Я сидела в его кабинете на том же самом месте, что и всегда, а напротив меня в кресле Дмитрий Дмитриевич. До последней степени напряженная, внутренне зажатая, я не слышала, что мне говорил Шостакович. Да и говорил ли он? Теперь мне кажется, что нет, что мы оба молчали, — я ничего не могу вытащить из черного провала в моей памяти. Последними усилиями воли я старалась заставить себя смотреть на него и не разрыдаться. Я знала, что он смертельно болен, что, возможно, я вижу его в последний раз, и одна наша встреча страшной картиной встала перед моими глазами.
Я вспомнила, как несколько лет тому назад я стояла вместе с ним вблизи открытого гроба его умершей секретарши Зинаиды Александровны Мержановой. Когда пришло время прощаться с покойной, я по русскому обычаю поцеловала ее в лоб и руку. Когда же я снова встала рядом с ним, то увидела, что он смертельно бледен.
— Что с вами, Дмитрий Дмитриевич?
— Вот вы сейчас поцеловали покойницу, а вам не страшно?
— Нет, чего же ее бояться… Помните, в вашей «Леди Макбет»? «Мертвых не бойся, страшись живых…»
— Не знаю, что это за странный обычай такой — покойников целовать.
— Мы с вами православные, и у нас так полагается — мы даем покойному наше последнее целование.
Он крепко сжал мою руку.
— А меня, мертвого, вы бы тоже так вот поцеловали?
— Конечно…
Он попытался усмехнуться, но получилась лишь жалкая гримаса.

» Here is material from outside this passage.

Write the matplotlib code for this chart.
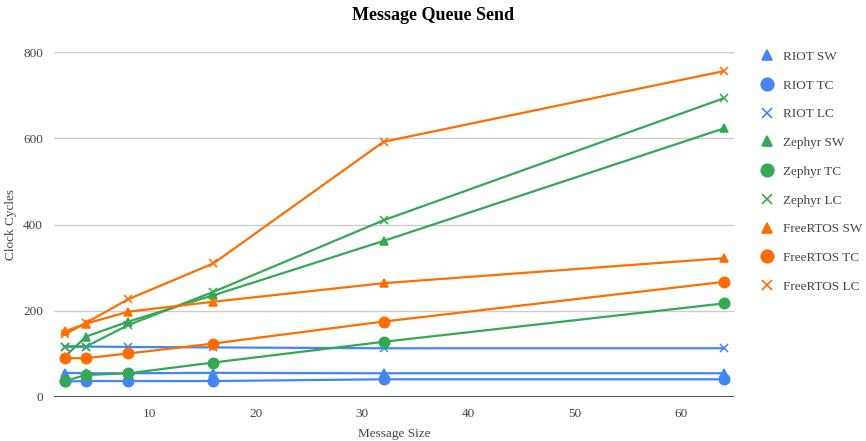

— И вам бы не было противно?
— Нет…
И вот теперь я смотрю на дорогое, до мельчайшей черточки знакомое лицо, и мучительная боль терзает мне сердце. Как не показать ему своего отчаяния? Где же взять силы, чтобы встать и уйти?..
— Я пойду, Дмитрий Дмитриевич… До свидания…

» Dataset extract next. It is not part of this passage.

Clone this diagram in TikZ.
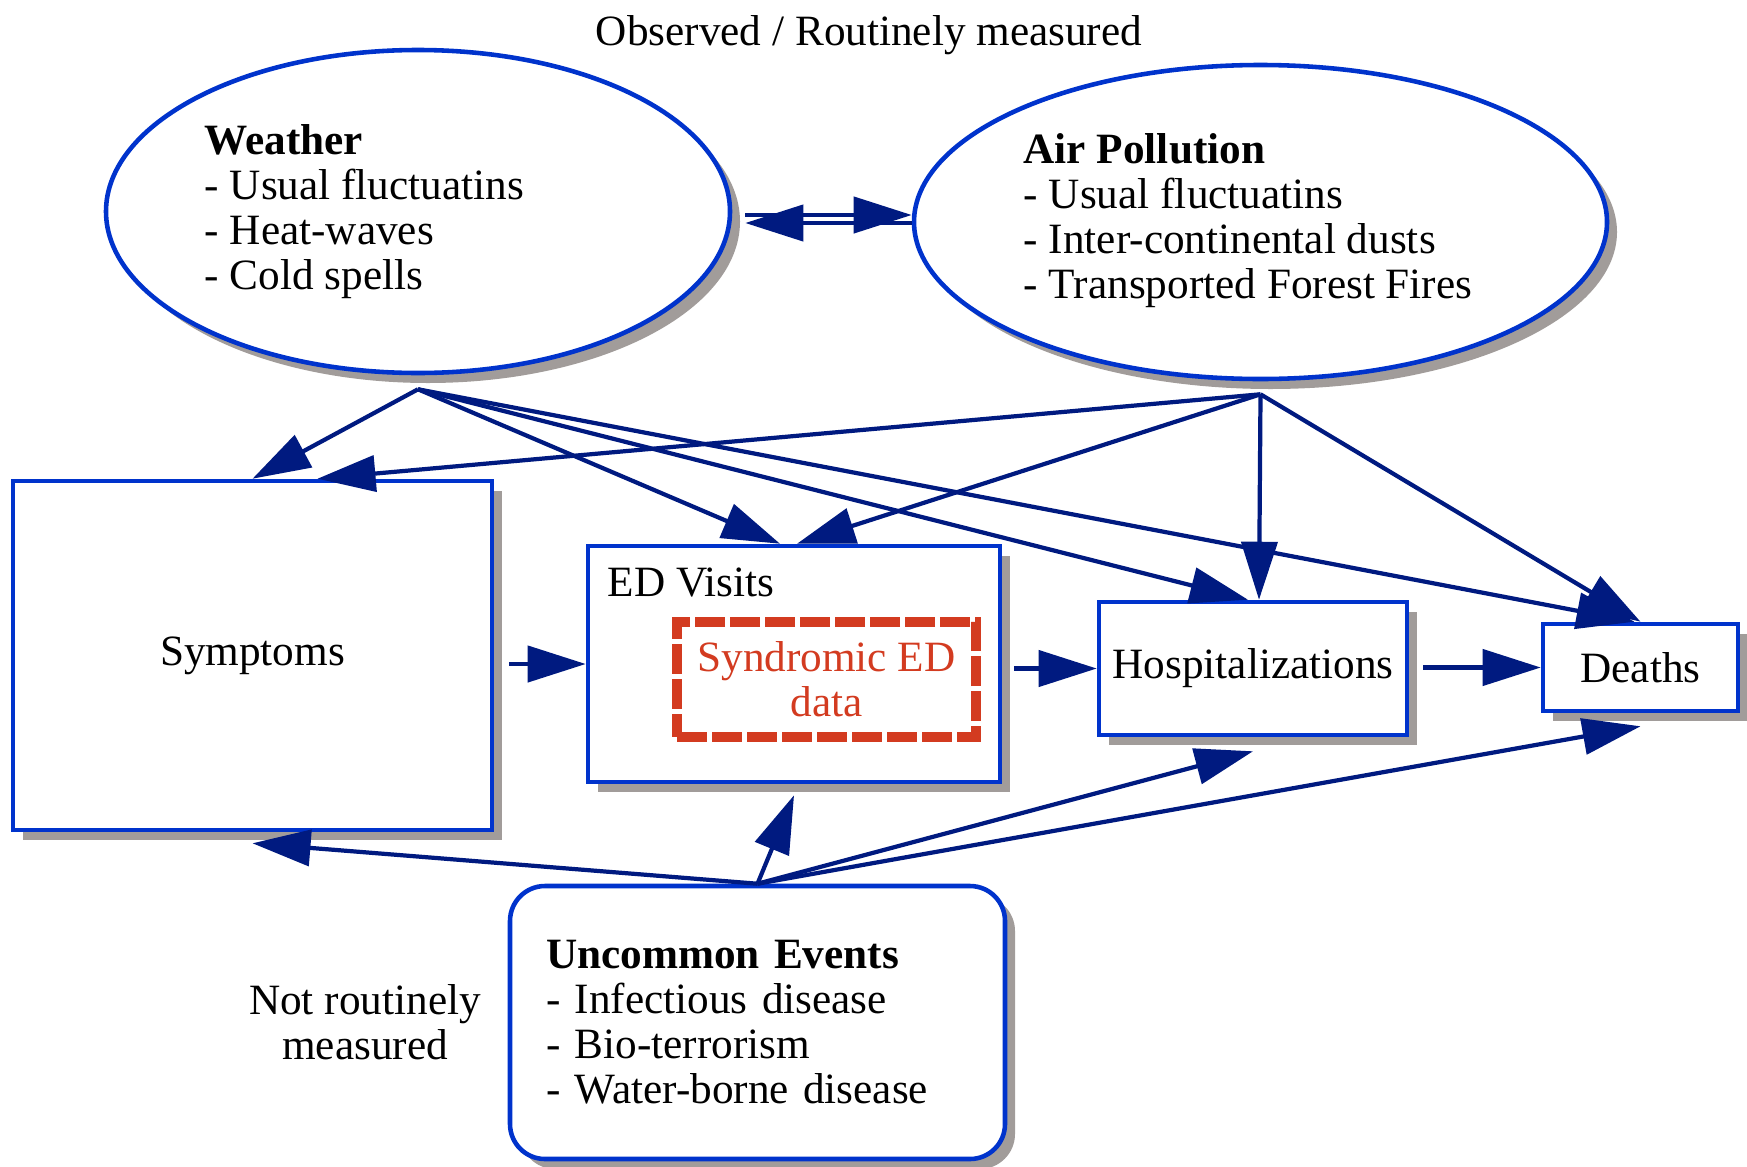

Мы крепко обнялись, прощаясь, и вдруг… я услышала его рыдание! Господи! Чувствуя, что закричу сейчас в голос, что больше не выдержу этой муки, я исступленно целовала его в лицо, шею, в плечи… И с трудом оторвалась от него. От живого как от мертвого, зная, что никогда больше его не увижу.
— Приезжайте, Галя, будем вас ждать…
В последний раз заглянула в его залитые слезами глаза, в его бледное, искаженное, впервые передо мной обнаженное лицо и, рыдая, не видя перед собой дороги, побежала вниз по лестнице мимо стоящих внизу плачущих женщин.
Таким он и остался навсегда в моей памяти.
Я шла домой уже столько раз хоженной дорогой, и она казалась мне теперь бесконечно длинной, незнакомой и чужой. Я вдруг впервые ощутила себя отторгнутой от огромной земли, от моего народа, маленькой ненужной песчинкой, и чувство страшного одиночества охватило душу. Да ведь меня здесь просто-напросто уже нет, и дома моего тоже нет! Так куда же я иду?
Не доходя до дачи, я повернула назад и уехала в Москву, чтобы уже никогда больше не войти в свой когда-то родной дом.
Ровно через год, когда мы были на гастролях в США, на музыкальном фестивале в Танглвуде, нам позвонил из Австралии, где он гастролировал, сын Дмитрия Дмитриевича Максим и в отчаянии, рыдая сказал, что отцу очень плохо и что он немедленно вылетает в Москву. Слава кинулся искать лучших специалистов- онкологов, обещая заплатить им любые деньги, умоляя немедленно вылететь в Москву, попытаться спасти Шостаковича. Но было уже поздно.